Smaller Cities Across US Opening High-Tech Crime/Pre-Crime Centers

May 25, 2016 in News by RBN Staff

 

Source: Technocracy

TN Note: Technocracy’s demand for total monitoring is pressing down to local communities, and citizens everywhere would be well-advised to make an uproar to stop it in their own communities. This leads only to a digital slavery (Scientific Dictatorship) because people who know that they are being continually surveilled change their behavior. Free speech is stifled. Free choice is suppressed. This a most dangerous trend that must be curtailed.

Michelle Plante scoured a surveillance video for clues, trying to identify the man seen shooting at someone in a Hartford playground recently in broad daylight. Luckily, no children were there, and the man fled into a nearby house after missing his target.

Plante, who works in the new Real-Time Crime and Data Intelligence Center for Hartford police, determined the address of the house and who lived there. She ran names through databases, hoping to determine the name of the shooter.

Similar work is going on across the country at police real-time crime centers, where walls of flat-screen monitors are fed by surveillance cameras, and computers take in data from shotgun detection systems and license plate readers. Intelligence from the centers is sent to officers on the street, helping them find suspects and avoid harm by having crucial, real-time information, police officials say.

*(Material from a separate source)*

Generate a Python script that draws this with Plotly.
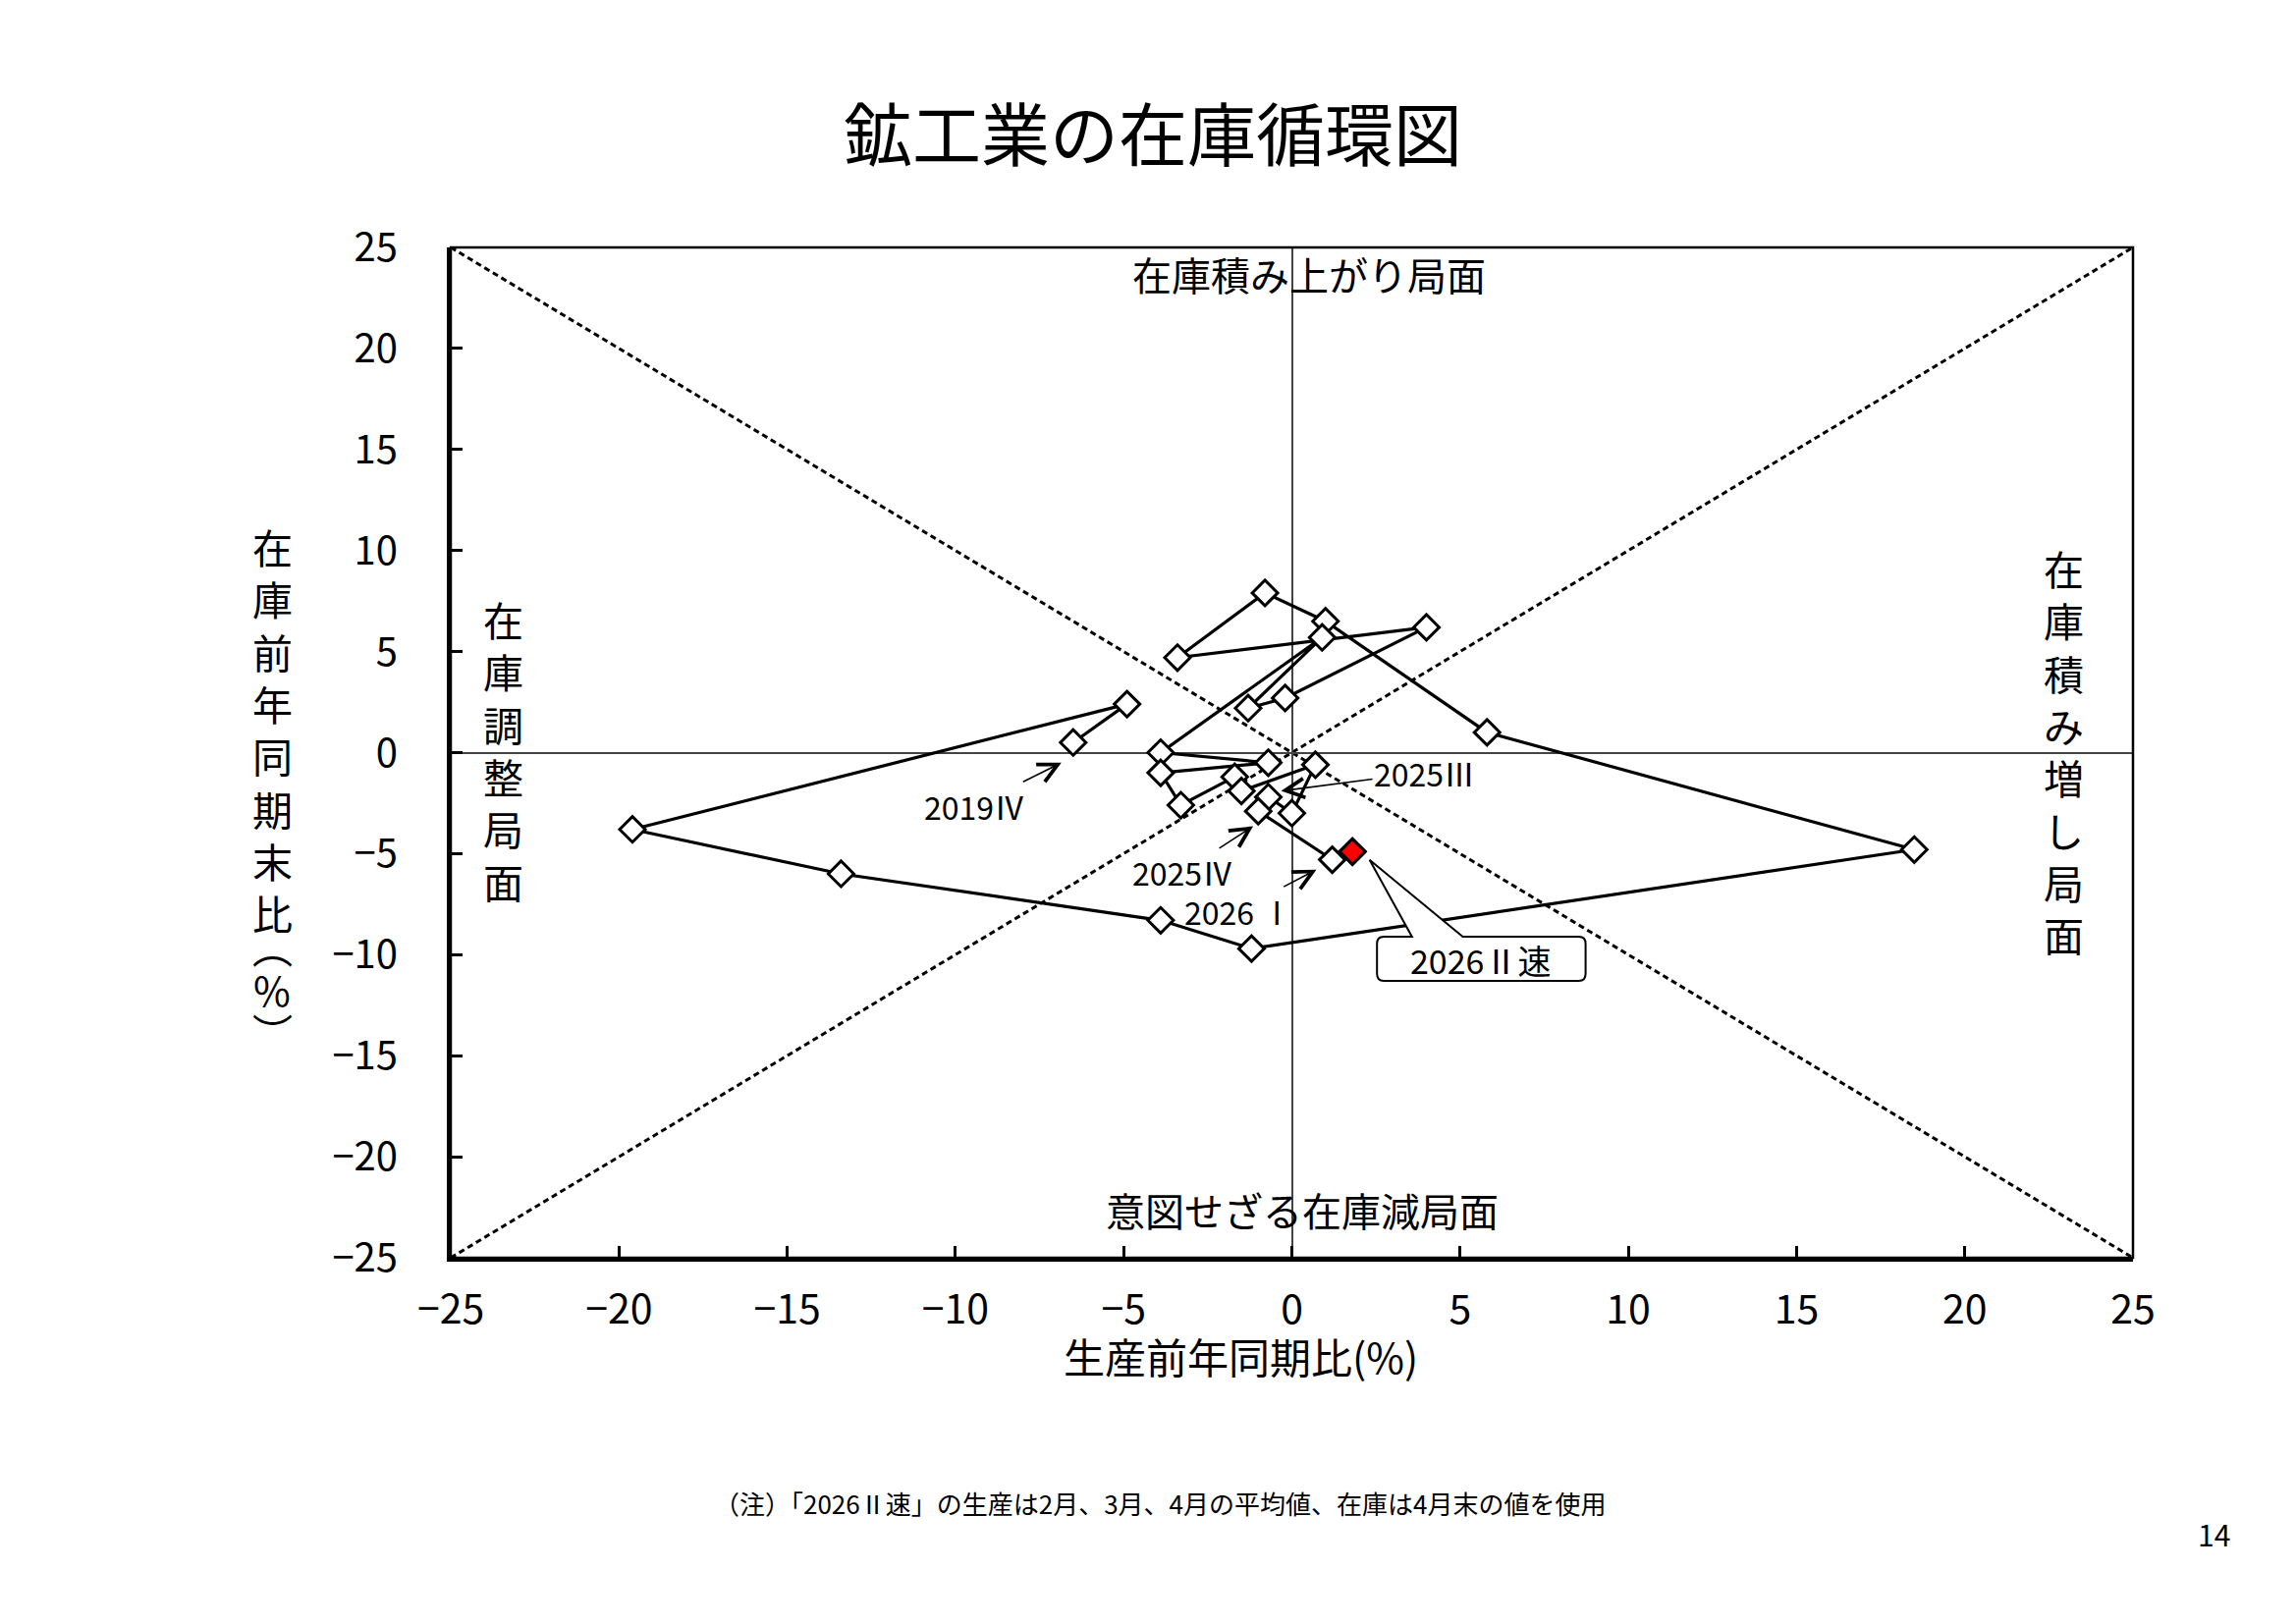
import plotly.graph_objects as go

# 四半期ラベル
periods = [
    "2019Ⅳ",
    "2020Ⅰ", "2020Ⅱ", "2020Ⅲ", "2020Ⅳ",
    "2021Ⅰ", "2021Ⅱ", "2021Ⅲ", "2021Ⅳ",
    "2022Ⅰ", "2022Ⅱ", "2022Ⅲ", "2022Ⅳ",
    "2023Ⅰ", "2023Ⅱ", "2023Ⅲ", "2023Ⅳ",
    "2024Ⅰ", "2024Ⅱ", "2024Ⅲ", "2024Ⅳ",
    "2025Ⅰ", "2025Ⅱ", "2025Ⅲ", "2025Ⅳ",
    "2026Ⅰ", "2026Ⅱ速",
]
# 生産前年同期比(%)
produccion = [
    -6.5,
    -4.9, -19.6, -13.4, -3.9,
    -1.2, 18.5, 5.8, 1.0,
    -0.8, -3.4, 4.0, -0.2,
    -1.3, 0.9, -3.9, -0.7,
    -3.9, -3.3, -1.7, -1.5,
    0.7, 0.0, -0.7, -1.0,
    1.2, 1.8,
]
# 在庫前年同期末比(%)
inventario = [
    0.5,
    2.4, -3.8, -6.0, -8.3,
    -9.7, -4.8, 1.0, 6.5,
    7.9, 4.7, 6.2, 2.7,
    2.2, 5.7, 0.0, -0.5,
    -1.0, -2.6, -1.2, -1.9,
    -0.6, -3.0, -2.2, -2.9,
    -5.3, -4.9,
]

eje_rango = [-25, 25]
eje_ticks = [-25, -20, -15, -10, -5, 0, 5, 10, 15, 20, 25]

FUENTE = "Noto Sans CJK JP"

# 1. dimensiones (la pagina tiene 8px de margen en el body)
OFF = 8
W, H = 2322, 1638
L, T = 459 - OFF, 252 - OFF
R = W - (2172 - OFF)
B = H - (1281 - OFF)


def px_x(px):
    # pixel de la captura -> coordenada paper
    return (px - OFF - L) / (W - L - R)


def px_y(py):
    return (H - B - (py - OFF)) / (H - T - B)


fig = go.Figure()

# 2. curva del ciclo
fig.add_trace(go.Scatter(
    x=produccion, y=inventario, text=periods,
    mode="lines+markers",
    line=dict(color="black", width=3.2),
    marker=dict(symbol="diamond", size=20, color="white",
                line=dict(color="black", width=3)),
    hoverinfo="text+x+y", showlegend=False,
))
# ultimo punto (速報) en rojo
fig.add_trace(go.Scatter(
    x=produccion[-1:], y=inventario[-1:], text=periods[-1:],
    mode="markers",
    marker=dict(symbol="diamond", size=20, color="#ff0000",
                line=dict(color="black", width=3)),
    hoverinfo="text+x+y", showlegend=False,
))

# 3. diagonales punteadas y marco
shapes = [
    dict(type="line", xref="x", yref="y", x0=-25, y0=25, x1=25, y1=-25,
         line=dict(color="black", width=3, dash="6px,4px"), layer="below"),
    dict(type="line", xref="x", yref="y", x0=-25, y0=-25, x1=25, y1=25,
         line=dict(color="black", width=3, dash="6px,4px"), layer="below"),
    dict(type="rect", xref="paper", yref="paper", x0=0, y0=0, x1=1, y1=1,
         line=dict(color="black", width=2.5), layer="above"),
]

# globo del ultimo dato
bx0, bx1, by0, by1 = 2.53, 8.73, -11.3, -9.11
rx, ry = 0.2, 0.35
tip = (2.31, -5.31)
path = (f"M{bx0+rx},{by1} L3.57,{by1} L{tip[0]},{tip[1]} L5.08,{by1} "
        f"L{bx1-rx},{by1} Q{bx1},{by1} {bx1},{by1-ry} L{bx1},{by0+ry} "
        f"Q{bx1},{by0} {bx1-rx},{by0} L{bx0+rx},{by0} Q{bx0},{by0} {bx0},{by0+ry} "
        f"L{bx0},{by1-ry} Q{bx0},{by1} {bx0+rx},{by1} Z")
shapes.append(dict(type="path", xref="x", yref="y", path=path,
                   fillcolor="white", line=dict(color="black", width=2),
                   layer="above"))


def vertical(texto):
    return "<br>".join(list(texto))


def texto(t, x, y, size, ref="paper"):
    return dict(text=t, xref=ref if ref == "paper" else "x",
                yref=ref if ref == "paper" else "y", x=x, y=y,
                xanchor="center", yanchor="middle", showarrow=False,
                font=dict(size=size, color="black"))


anotaciones = [
    # titulo
    texto("鉱工業の在庫循環図", px_x(1174), px_y(133), 70),
    # titulos de ejes
    texto("生産前年同期比(%)", px_x(1263), px_y(1380), 42),
    texto(vertical("在庫前年同期末比"), px_x(277), px_y(742), 41),
    # parentesis verticales, mas juntos que el resto
    texto("︵", px_x(277), px_y(963), 41),
    texto("%", px_x(277), px_y(1007), 41),
    texto("︶", px_x(277), px_y(1050), 41),
    # fases
    texto("在庫積み上がり局面", 0.5, 23.7, 40, ref="data"),
    texto("意図せざる在庫減局面", 0.3, -22.6, 40, ref="data"),
    texto(vertical("在庫調整局面"), -23.43, 0.15, 41, ref="data"),
    texto(vertical("在庫積み増し局面"), 22.95, 0.1, 41, ref="data"),
    # globo
    texto("2026Ⅱ速", 5.6, -10.26, 34, ref="data"),
    # nota y pagina
    texto("（注）「2026Ⅱ速」の生産は2月、3月、4月の平均値、在庫は4月末の値を使用",
          px_x(1181), px_y(1530), 26),
    texto("14", px_x(2254), px_y(1562), 30),
]

# etiquetas con flecha (punta en datos, texto desplazado en pixeles)
flechas = [
    ("2019Ⅳ", -6.85, -0.5, -88, 44),
    ("2025Ⅲ", -0.32, -1.9, 146, -19),
    ("2025Ⅳ", -1.15, -3.64, -72, 47),
    ("2026 Ⅰ", 0.73, -5.79, -80, 42),
]
for txt, xt, yt, ax, ay in flechas:
    anotaciones.append(dict(
        text=txt, xref="x", yref="y", x=xt, y=yt, ax=ax, ay=ay,
        xanchor="center", yanchor="middle",
        showarrow=True, arrowhead=5, arrowsize=2.4, arrowwidth=1.6,
        arrowcolor="black", standoff=0,
        font=dict(size=32, color="black"),
    ))

ejes = dict(
    range=eje_rango, tickvals=eje_ticks, ticks="inside", ticklen=12,
    tickwidth=2.5, tickcolor="black", showline=True, linewidth=4,
    linecolor="black", showgrid=False, zeroline=True, zerolinecolor="#444",
    zerolinewidth=1.5, fixedrange=True,
)

fig.update_layout(
    width=W, height=H,
    margin=dict(l=L, r=R, t=T, b=B, pad=0),
    paper_bgcolor="white", plot_bgcolor="white",
    font=dict(family=FUENTE, color="black"),
    xaxis=dict(**ejes, ticklabelstandoff=14, tickfont=dict(size=41, color="black")),
    yaxis=dict(**ejes, ticklabelstandoff=42, tickfont=dict(size=40, color="black")),
    shapes=shapes,
    annotations=anotaciones,
    showlegend=False,
)

fig.write_html("out.html")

In Hartford, Plante quickly found a booking photo of one of the residents of the house who looked like the shooter. That information gave police a major lead they may not have had otherwise. Authorities say they are now building a case against the man.

New York City opened its Real Time Crime Center – the first of its kind – in 2005, and other large cities followed suit. Smaller cities are now opening their own centers after acquiring surveillance cameras, gunshot detectors and other technology. Civil liberties advocates, meanwhile, have privacy concerns and are calling for better regulation of police surveillance operations.

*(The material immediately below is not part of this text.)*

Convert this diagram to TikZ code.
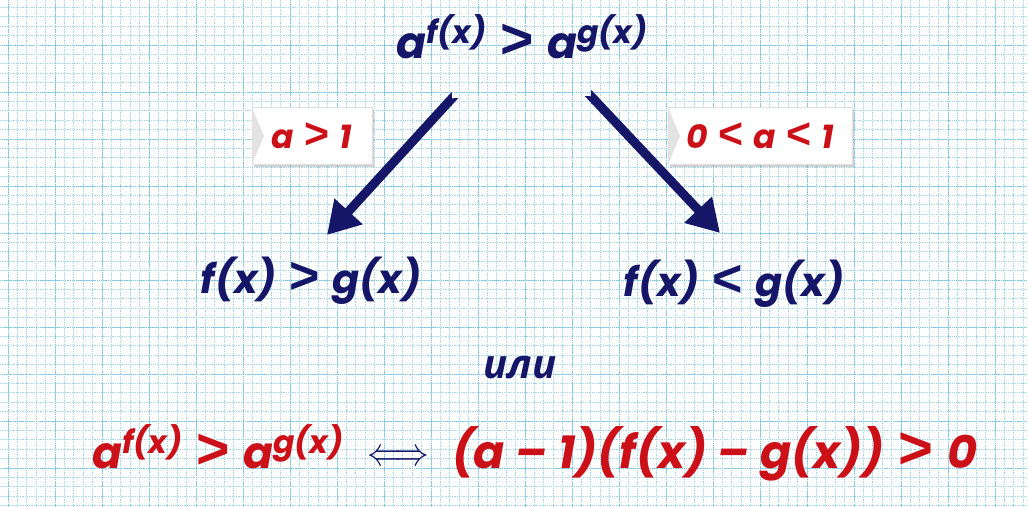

Such facilities have opened in the past year in Hartford; Wilmington, Delaware; and Springfield, Massachusetts. Others are in the works in Bridgeport, Connecticut; Modesto, California; and Wilmington, North Carolina.

“It’s such a great asset having everybody under one roof,” said Sgt. Johnmichael O’Hare, who’s in charge of Hartford’s center, which officials unveiled in February. “It’s all about transfer of information.”

Although open only a few months, the center has assisted officers in hundreds of criminal cases that have resulted in arrests, O’Hare said.

“It’s huge,” he said about the new capabilities. “It provides them real-time intelligence.”